As global supply chains and food businesses grow ever more complex and competitive, food fraud has been identified as an emerging risk for brands as well as consumers.

While most of us like to believe that information provided on food labels can be taken at face value, Jude Mason, NSF International’s director of retail, consulting and technical services for Europe, the Middle East and Africa, says that cases of intentional product misrepresentation are on the rise.

According to the Elliott Review released in September 2014, food fraud moves into the realm of crime when it no longer involves a few random acts by ‘rogues’, but becomes an activity organised by groups who knowingly set out to deceive.

Speaking at a business breakfast on the 22nd September 2015, hosted by NSF Africa at the Verde Hotel in Cape Town, Mason explained that food fraud can be divided into roughly four different categories: mislabelling e.g. saying grain-fed eggs are free range; substitution e.g. where peanuts are used instead of cumin or non-virgin olive oil instead of virgin olive oil; adulteration e.g. sand in sugar or anti-freeze in white wine; and finally counterfeiting e.g. where recognised alcohol brand bottles are filled with cheap (and potentially dangerous) concoctions.

Although individuals or companies who commit food fraud mainly do it for the purpose of pushing down production prices to provide cheaper products in the face of tough competition, the practice of fraud  could ends up costing the food industry about R223 billion a year.

Mason said that food fraud is much more likely where there is a weak internal control system and little fear of exposure or likelihood of detection. For this reason it is of the utmost importance that brands cultivate a culture of self-regulation and vigilance, especially where their supply chains are particularly long or complex.

She said that successful means of countering fraud have proved to include good corporate governance, internal financial controls, internal audit systems, reporting requirements, vulnerability assessment, staff training and secure whistle blowing systems.

With 70 years of food safety and quality expertise behind them, NSF International finds itself at the forefront of the battle against food fraud, offering an integrated package of strategic and tactical services to help brands combat the risk.

Developed in conjunction with the University of Portsmouth Centre for Counter Fraud Studies and with expertise from City of London Police and BDO, NSF International presents food fraud awareness courses as well as vulnerability assessment workshops. The awareness courses are divided into three groups, focusing on the different departments within a company: executive awareness, technical team briefing and finally, marketing, buyer and supply chain best practice.

Mason emphasised the fact that food fraud is a complex commercial and supply chain issue and not something that can be solved by technical teams in isolation.

She said that a good place for companies and brands to start raising their awareness was by following a 7-step plan:

  1. Horizon scanning – just relying on information gathered from past food fraud cases is no longer sufficient. Brands should constantly be on the lookout for potential risks.

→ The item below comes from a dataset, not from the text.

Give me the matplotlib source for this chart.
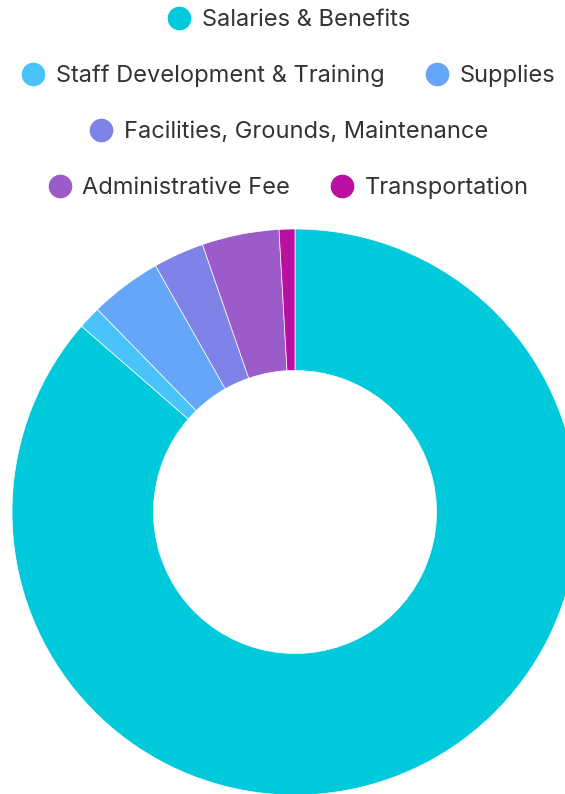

Monitoring social media is an excellent way of doing this to stay ahead of any trends.
  2. Identify risk products and areas – NSF has developed a simple, yet thorough food fraud model to help companies and brands identify which areas are more high risk and should be monitored closely and which pose less of a threat.
  3. Identify likely forms of fraud for high risk products.
  4. Assess the culture across commercial and technical functions – a tendency toward greed and cost cutting could be a good indication of vulnerability to food fraud.
  5. Provide proper training – the NSF workshops mentioned above offer a comprehensive education opportunity across the board.
  6. Develop sustainable, trusted relationships – companies should work with their supplier base to do this.
  7. Implement an ongoing programme of supply chain assurance and auditing

While putting these precautions in place may seem like an unnecessary waste of time and resources, Mason said that companies and brands who do make an effort to manage fraud play a huge role in reducing costs and increasing profitability for everyone, ultimately reducing prices for the consumer.